Havia, porém, o geólogo, uma espécie de eminência parda, sempre calado, a recolher na peneira da lama os cascalhos e fragmentos de rocha, que a sonda ia vomitando, para examiná-los cuidadosamente com auxílio de um microscópio. Para o geólogo, o importante era reconhecer os sedimentos penetrados, se folhelhos, arenitos ou calcáreos, confrontando a seqüência que se ia obtendo com os dados sísmicos recebidos do Rio de Janeiro. Os operários diziam divertidamente que ele lambia as amostras, pois nos seus relatórios, descrevendo cuidadosamente as formações perfuradas, nunca deixava de informar o sabor das rochas, "ácido", " sabor indefinido", "alcalino" e "neutro". Certa vez disse, de um siltito, que "tinha sabor de limão".
Em certas ocasiões, o geólogo chamava discretamente o engenheiro, murmurava-lhe algum recado, e a perfuração era interrompida:
- Vamos condicionar o poço para a perfilagem!
Ou então:
- Preparar para testemunhar!
Começava então a operação complicada de desconectar tubos em seções de três, até a última, que vinha com a broca. E, a seguir, conectá-los novamente, já com a broca de diamante e o barrilete na extremidade da coluna, para encamisar e trazer para a superfície um comprido cilindro da rocha testemunhada.
Broca e barrilete
Aquela gente engraçada, de jaquetas cinzentas e capacetes de aço, que dormia em barracos de lona, e de luz acesa por temer os barbeiros, entrou no sertão sem pedir licença, arrostando a miséria do alto dos seus imensos coturnos. Para fazer história. Era a busca do petróleo.
Para fazer história?Tudo começou em 27 de agosto de 1859, quando o "Coronel" Drake descobriu petróleo na Pensilvânia. Um evento que iria revolucionar o mundo. Pois o querosene, que se obtém na destilação do petróleo, foi prontamente utilizado na iluminação noturna, substituindo tanto o canfeno, dos pobres, quanto o óleo de cachalote, que fazia a luz dos ricos.

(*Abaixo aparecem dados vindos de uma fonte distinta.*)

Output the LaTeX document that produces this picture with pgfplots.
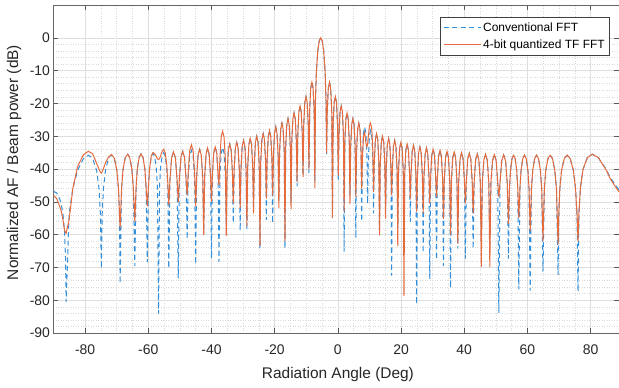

Primeiro poço, 1859, Titusville, Pensilvânia
Nem mesmo a lâmpada elétrica, apresentada em 1892 por Thomas Alba Edison, conseguiu interromper a carreira do petróleo, pois a seguir Henry Ford apresentou o carro com motor de combustão interna, que utiliza gasolina, logo seguido do motor a diesel. Vieram depois, e progressivamente, as utilizações dos outros derivados, seja no consumo direto ou como insumo petroquímico.
O petróleo passou a definir quem podia preponderar e quem devia se submeter. A luta de homens, ao lado de outros homens, ou contra eles, por uma hegemonia. O armênio Calouste Gulbenkian, chamado de "Senhor Cinco Por Cento", afirmava que as companhias de petróleo eram como gatos:
- Pelo barulho nunca se pode saber se estão brigando ou se fazendo amor.

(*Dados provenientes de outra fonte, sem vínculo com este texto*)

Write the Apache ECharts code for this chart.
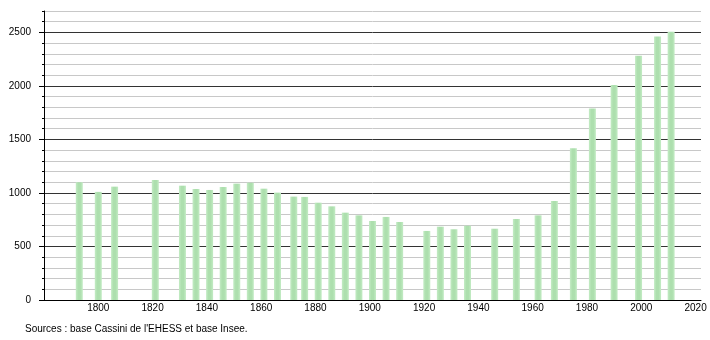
<!DOCTYPE html>
<html>
<head>
<meta charset="utf-8">
<script src="https://cdn.jsdelivr.net/npm/echarts@6/dist/echarts.min.js"></script>
<style>
html,body{margin:0;padding:0;background:#fff;}
#chart{width:710px;height:340px;}
</style>
</head>
<body>
<div id="chart"></div>
<script>
var years = [1793,1800,1806,1821,1831,1836,1841,1846,1851,1856,1861,1866,1872,1876,1881,1886,1891,1896,1901,1906,1911,1921,1926,1931,1936,1946,1954,1962,1968,1975,1982,1990,1999,2006,2011];
var population = [1100,1010,1059,1121,1068,1037,1028,1056,1087,1096,1040,1003,966,963,909,875,816,791,738,776,729,645,685,661,694,666,757,791,925,1418,1788,2009,2283,2461,2505];
var xTickLabels = [1800,1820,1840,1860,1880,1900,1920,1940,1960,1980,2000,2020];
var yTickLabels = [0,500,1000,1500,2000,2500];
var sourceText = "Sources : base Cassini de l'EHESS et base Insee.";

var data = years.map(function(y,i){return [y, population[i]];});
var font = '"Liberation Sans", Arial, sans-serif';
var chart = echarts.init(document.getElementById('chart'), null, {renderer:'canvas'});
chart.setOption({
  animation:false,
  backgroundColor:'#ffffff',
  grid:{left:44, right:9, top:11, bottom:40, containLabel:false},
  title:{text:sourceText, left:20, top:319, textStyle:{fontFamily:font, fontSize:10, fontWeight:'normal', color:'#000'}},
  xAxis:{
    type:'value', min:1780, max:2022, interval:20,
    axisLine:{show:true, onZero:false, lineStyle:{color:'#000', width:1}},
    axisTick:{show:false},
    splitLine:{show:false},
    axisLabel:{margin:3, fontFamily:font, fontSize:10, color:'#000',
      formatter:function(v){return xTickLabels.indexOf(v)>=0 ? String(v) : '';}}
  },
  yAxis:[{
    type:'value', min:0, max:2700, interval:100, position:'left',
    axisLine:{show:true, lineStyle:{color:'#000', width:1}},
    axisTick:{show:true, length:2, lineStyle:{color:'#000'}},
    axisLabel:{show:false},
    splitLine:{show:true, lineStyle:{color:['#333','#c8c8c8','#c8c8c8','#c8c8c8','#c8c8c8'], width:1}}
  },{
    type:'value', min:0, max:2700, interval:500, position:'left', offset:0,
    axisLine:{show:false},
    axisTick:{show:true, length:5, lineStyle:{color:'#000'},
      customValues: yTickLabels},
    splitLine:{show:false},
    axisLabel:{margin:13, fontFamily:font, fontSize:10, color:'#000',
      customValues: yTickLabels,
      formatter:function(v){return yTickLabels.indexOf(v)>=0 ? String(v) : '';}}
  }],
  series:[{
    type:'bar', xAxisIndex:0, yAxisIndex:0, barWidth:7,
    data:data,
    itemStyle:{color:new echarts.graphic.LinearGradient(0,0,1,0,[
      {offset:0,color:'#c4ecc5'},{offset:0.35,color:'#addfae'},{offset:0.65,color:'#addfae'},{offset:1,color:'#c4ecc5'}])}
  }]
});
</script>
</body>
</html>
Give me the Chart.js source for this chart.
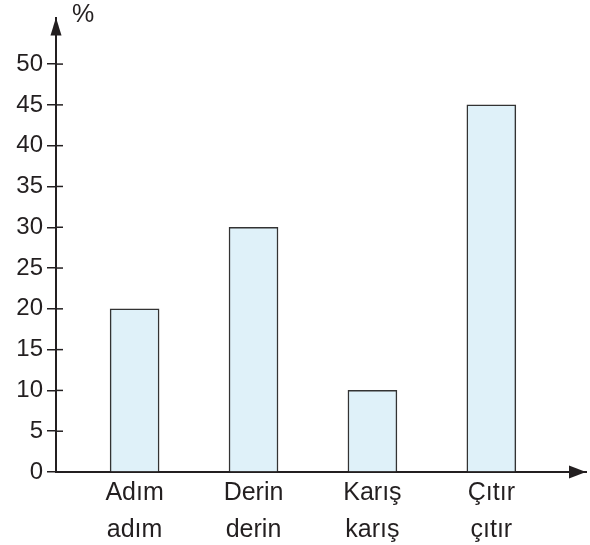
<!DOCTYPE html>
<html>
<head>
<meta charset="utf-8">
<script src="https://cdn.jsdelivr.net/npm/chart.js@4"></script>
<style>
  body { margin: 0; background: #fff; }
  #wrap { width: 590px; height: 545px; }
</style>
</head>
<body>
<div id="wrap"><canvas id="chart" width="590" height="545"></canvas></div>
<script>
// data
var categories = [['Adım', 'adım'], ['Derin', 'derin'], ['Karış', 'karış'], ['Çıtır', 'çıtır']];
var percents = [20, 30, 10, 45];
var yTicks = [0, 5, 10, 15, 20, 25, 30, 35, 40, 45, 50];
var yUnit = '%';

var ink = '#231f20';
var font = 'Liberation Sans, Arial, sans-serif';

// arrows, inner halves of the y ticks and the % sign
var axisExtras = {
  id: 'axisExtras',
  afterDraw: function(chart) {
    var ctx = chart.ctx;
    var area = chart.chartArea;
    var y = chart.scales.y;
    ctx.save();
    ctx.strokeStyle = ink;
    ctx.fillStyle = ink;
    ctx.lineWidth = 1.5;
    yTicks.forEach(function(v) {
      var py = y.getPixelForValue(v);
      ctx.beginPath();
      ctx.moveTo(area.left, py);
      ctx.lineTo(area.left + 7, py);
      ctx.stroke();
    });
    // y arrow
    ctx.beginPath();
    ctx.moveTo(area.left, area.top - 1);
    ctx.lineTo(area.left - 5.5, area.top + 17);
    ctx.lineTo(area.left + 5.5, area.top + 17);
    ctx.closePath();
    ctx.fill();
    // x arrow
    ctx.beginPath();
    ctx.moveTo(area.right, area.bottom);
    ctx.lineTo(area.right - 17, area.bottom - 6.5);
    ctx.lineTo(area.right - 17, area.bottom + 6.5);
    ctx.closePath();
    ctx.fill();
    ctx.font = '25px ' + font;
    ctx.textAlign = 'left';
    ctx.textBaseline = 'alphabetic';
    ctx.fillText(yUnit, area.left + 16, 22);
    ctx.restore();
  }
};

new Chart(document.getElementById('chart'), {
  type: 'bar',
  data: {
    datasets: [{
      data: percents.map(function(v, i) { return { x: i + 1, y: v }; }),
      backgroundColor: '#dff1f9',
      borderColor: '#333333',
      borderWidth: 1.5,
      barThickness: 49
    }]
  },
  options: {
    responsive: false,
    animation: false,
    devicePixelRatio: 1,
    layout: { padding: { top: 15, right: 4, left: 0, bottom: 0 } },
    plugins: { legend: { display: false }, tooltip: { enabled: false } },
    scales: {
      x: {
        type: 'linear',
        offset: false,
        bounds: 'data',
        min: 0.339,
        max: 4.796,
        afterBuildTicks: function(scale) {
          scale.ticks = categories.map(function(c, i) { return { value: i + 1 }; });
        },
        afterFit: function(scale) { scale.height = 73; },
        grid: { display: false, drawTicks: false },
        border: { display: true, color: ink, width: 2 },
        ticks: {
          autoSkip: false,
          maxRotation: 0,
          padding: 2,
          color: ink,
          font: { family: font, size: 25, lineHeight: 1.5 },
          callback: function(value, index) { return categories[index]; }
        }
      },
      y: {
        min: 0,
        max: 55.6,
        afterBuildTicks: function(scale) {
          scale.ticks = yTicks.map(function(v) { return { value: v }; });
        },
        afterFit: function(scale) { scale.width = 56; },
        grid: { display: true, drawOnChartArea: false, drawTicks: true, tickLength: 9, color: ink, lineWidth: 1.5 },
        border: { display: true, color: ink, width: 2 },
        ticks: {
          padding: 4,
          color: ink,
          font: { family: font, size: 24 }
        }
      }
    }
  },
  plugins: [axisExtras]
});
</script>
</body>
</html>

Brigando de forma encarniçada ou amando-se com ternura, as companhias assinaram acordos secretos, como o do castelo de Achnacarry, na Escócia, no ano de 1929, que repartiu entre elas as reservas de petróleo e o mercado consumidor mundial. Suas cláusulas neutralizaram por mais de um quarto de século a lei da procura e da oferta do petróleo, substituindo-a pela lei da impostura muito esperta do finório.
Desde o final do século XIX houve desmedido interesse das companhias de exploração pelos pólos petrolíferos privilegiados, como os dos Estados Unidos, Rússia, Sumatra e México, e, após, já no século XX, os do Irã, Venezuela, Iraque Arábia Saudita e Kuwait.
E o Brasil? Ficava condenado a ser um consumidor de derivados de petróleo importados. Nenhum interesse houve dessas companhias pelo petróleo do subsolo brasileiro, de localização difícil naquela época.
Por isso:
(1) Das questões brasileiras, a do petróleo, era, na década de 1960, uma das não resolvidas.
(2) Os intrusos de botas militares e capacete de aço, que erravam então nos rasos de Sergipe, com suas máquinas barulhentas e desengonçadas, estavam, sim, fazendo história, muita, no Brasil.